__Task statement__. Leave out the pictures, and retype only the lines from the beginning of the material through the line that contains "var height = 628", including both.
** Begin Source data **
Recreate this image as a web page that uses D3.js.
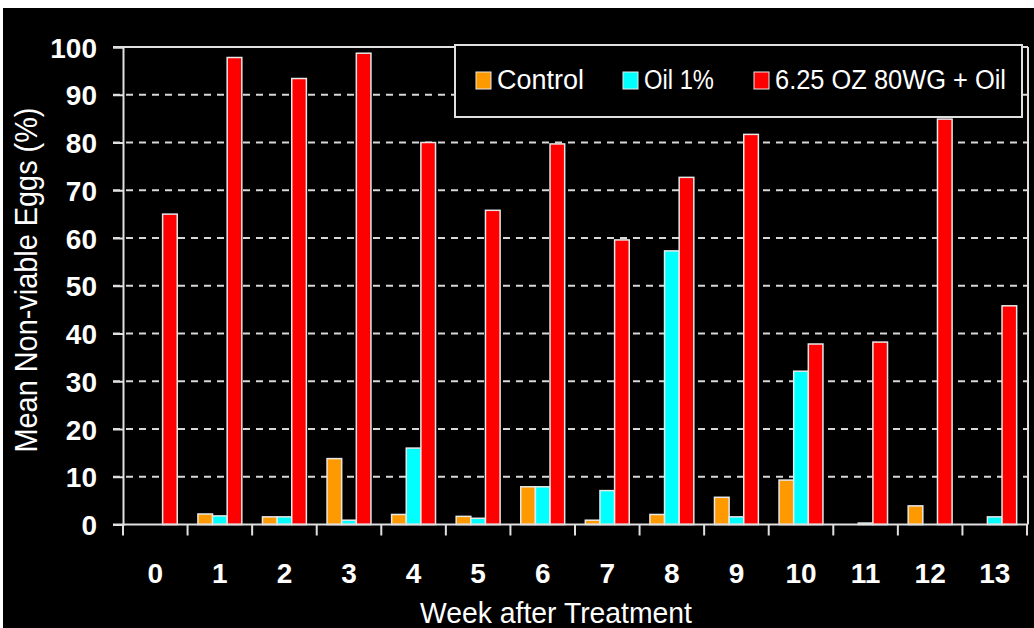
<!DOCTYPE html>
<html>
<head>
<meta charset="utf-8">
<script src="https://cdn.jsdelivr.net/npm/d3@7"></script>
<style>
  body { margin: 0; background: #fff; }
  svg { display: block; }
  text { font-family: "Liberation Sans", Arial, sans-serif; fill: #fff; }
</style>
</head>
<body>
<script>
var width = 1034
var height = 628

// weeks after treatment
var weeks = ["0", "1", "2", "3", "4", "5", "6", "7", "8", "9", "10", "11", "12", "13"]
var seriesNames = ["Control", "Oil 1%", "6.25 OZ 80WG + Oil"]
var seriesColors = ["#ff9900", "#00ffff", "#ff0000"]

// mean non-viable eggs (%)
var control = [0, 2.2, 1.6, 13.8, 2.1, 1.7, 7.9, 0.9, 2.1, 5.7, 9.3, 0, 3.9, 0]
var oil = [0, 1.8, 1.6, 0.9, 16.0, 1.3, 7.9, 7.1, 57.3, 1.6, 32.1, 0.3, 0, 1.6]
var treated = [65.0, 97.8, 93.4, 98.7, 80.0, 65.8, 79.7, 59.6, 72.7, 81.7, 37.8, 38.2, 84.9, 45.8]

var yTicks = [0, 10, 20, 30, 40, 50, 60, 70, 80, 90, 100]

var series = [control, oil, treated]

const plotLeft = 123, plotRight = 1028, plotTop = 47, plotBottom = 524.5

const svg = d3.select("body").append("svg")
  .attr("width", width)
  .attr("height", height)

// black background, small white margin at top/left like the original
svg.append("rect")
  .attr("x", 3).attr("y", 8)
  .attr("width", width - 3).attr("height", height - 8)
  .attr("fill", "#000")

const x = d3.scaleBand()
  .domain(weeks)
  .range([plotLeft, 1027])
  .paddingInner(0.32)
  .paddingOuter(0.16)

const xs = d3.scaleBand()
  .domain(d3.range(series.length))
  .range([0, x.bandwidth()])

const y = d3.scaleLinear()
  .domain([0, 100])
  .range([plotBottom, plotTop])

// dashed grid lines
svg.append("g")
  .selectAll("line")
  .data(yTicks.filter(d => d > 0 && d < 100))
  .join("line")
  .attr("x1", 113).attr("x2", plotRight)
  .attr("y1", d => y(d)).attr("y2", d => y(d))
  .attr("stroke", "#d8d8d8")
  .attr("stroke-width", 2)
  .attr("stroke-dasharray", "7,6")

// frame: top and right border
svg.append("line")
  .attr("x1", 113).attr("x2", plotRight)
  .attr("y1", y(100)).attr("y2", y(100))
  .attr("stroke", "#e0e0e0").attr("stroke-width", 2)
svg.append("line")
  .attr("x1", plotRight).attr("x2", plotRight)
  .attr("y1", y(100)).attr("y2", plotBottom)
  .attr("stroke", "#e0e0e0").attr("stroke-width", 2)

// bars
const bars = []
weeks.forEach((w, i) => {
  series.forEach((s, j) => {
    if (s[i] > 0) bars.push({ week: w, k: j, value: s[i] })
  })
})

svg.append("g")
  .selectAll("rect")
  .data(bars)
  .join("rect")
  .attr("x", d => x(d.week) + xs(d.k))
  .attr("width", xs.bandwidth())
  .attr("y", d => y(d.value))
  .attr("height", d => y(0) - y(d.value))
  .attr("fill", d => seriesColors[d.k])
  .attr("stroke", "#e8e8e8")
  .attr("stroke-width", 1.5)

// y axis
const yAxis = svg.append("g")
  .attr("transform", `translate(${plotLeft},0)`)
  .call(d3.axisLeft(y).tickValues(yTicks).tickSize(10).tickPadding(16))
yAxis.select(".domain").attr("stroke", "#e0e0e0").attr("stroke-width", 2)
yAxis.selectAll(".tick line").attr("stroke", "#e0e0e0").attr("stroke-width", 2)
yAxis.selectAll(".tick text")
  .attr("fill", "#fff")
  .attr("font-size", 28)
  .attr("font-weight", "bold")
  .attr("font-family", "Liberation Sans, Arial, sans-serif")
  .attr("dy", "0.36em")

// x axis line with ticks at category boundaries
svg.append("line")
  .attr("x1", 113).attr("x2", plotRight)
  .attr("y1", plotBottom).attr("y2", plotBottom)
  .attr("stroke", "#e0e0e0").attr("stroke-width", 2)

const step = x.step()
svg.append("g")
  .selectAll("line")
  .data(weeks.concat(["end"]))
  .join("line")
  .attr("x1", (d, i) => plotLeft + i * step)
  .attr("x2", (d, i) => plotLeft + i * step)
  .attr("y1", plotBottom).attr("y2", plotBottom + 11)
  .attr("stroke", "#e0e0e0").attr("stroke-width", 2)

svg.append("g")
  .selectAll("text")
  .data(weeks)
  .join("text")
  .attr("x", d => x(d) + x.bandwidth() / 2)
  .attr("y", 583)
  .attr("text-anchor", "middle")
  .attr("font-size", 28)
  .attr("font-weight", "bold")
  .text(d => d)

// axis titles
svg.append("text")
  .attr("x", 556).attr("y", 623)
  .attr("text-anchor", "middle")
  .attr("font-size", 30)
  .attr("textLength", 272)
  .attr("lengthAdjust", "spacingAndGlyphs")
  .text("Week after Treatment")

svg.append("text")
  .attr("transform", "translate(37,280) rotate(-90)")
  .attr("text-anchor", "middle")
  .attr("font-size", 31)
  .attr("textLength", 345)
  .attr("lengthAdjust", "spacingAndGlyphs")
  .text("Mean Non-viable Eggs (%)")

// legend
const legend = svg.append("g")
legend.append("rect")
  .attr("x", 455).attr("y", 45)
  .attr("width", 567).attr("height", 72)
  .attr("fill", "#000")
  .attr("stroke", "#e0e0e0").attr("stroke-width", 2)

var legendX = [476, 623, 754]
var legendW = [87, 70, 231]
legend.selectAll("rect.sw")
  .data(seriesNames)
  .join("rect")
  .attr("class", "sw")
  .attr("x", (d, i) => legendX[i])
  .attr("y", 72)
  .attr("width", 15).attr("height", 17)
  .attr("fill", (d, i) => seriesColors[i])
  .attr("stroke", "#e8e8e8").attr("stroke-width", 1)

legend.selectAll("text")
  .data(seriesNames)
  .join("text")
  .attr("x", (d, i) => legendX[i] + 21)
  .attr("y", 89)
  .attr("font-size", 27)
  .attr("textLength", (d, i) => legendW[i])
  .attr("lengthAdjust", "spacingAndGlyphs")
  .text(d => d)
</script>
</body>
</html>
** End Source data **
__Written solution__.
Recreate this image as a web page that uses D3.js.
<!DOCTYPE html>
<html>
<head>
<meta charset="utf-8">
<script src="https://cdn.jsdelivr.net/npm/d3@7"></script>
<style>
  body { margin: 0; background: #fff; }
  svg { display: block; }
  text { font-family: "Liberation Sans", Arial, sans-serif; fill: #fff; }
</style>
</head>
<body>
<script>
var width = 1034
var height = 628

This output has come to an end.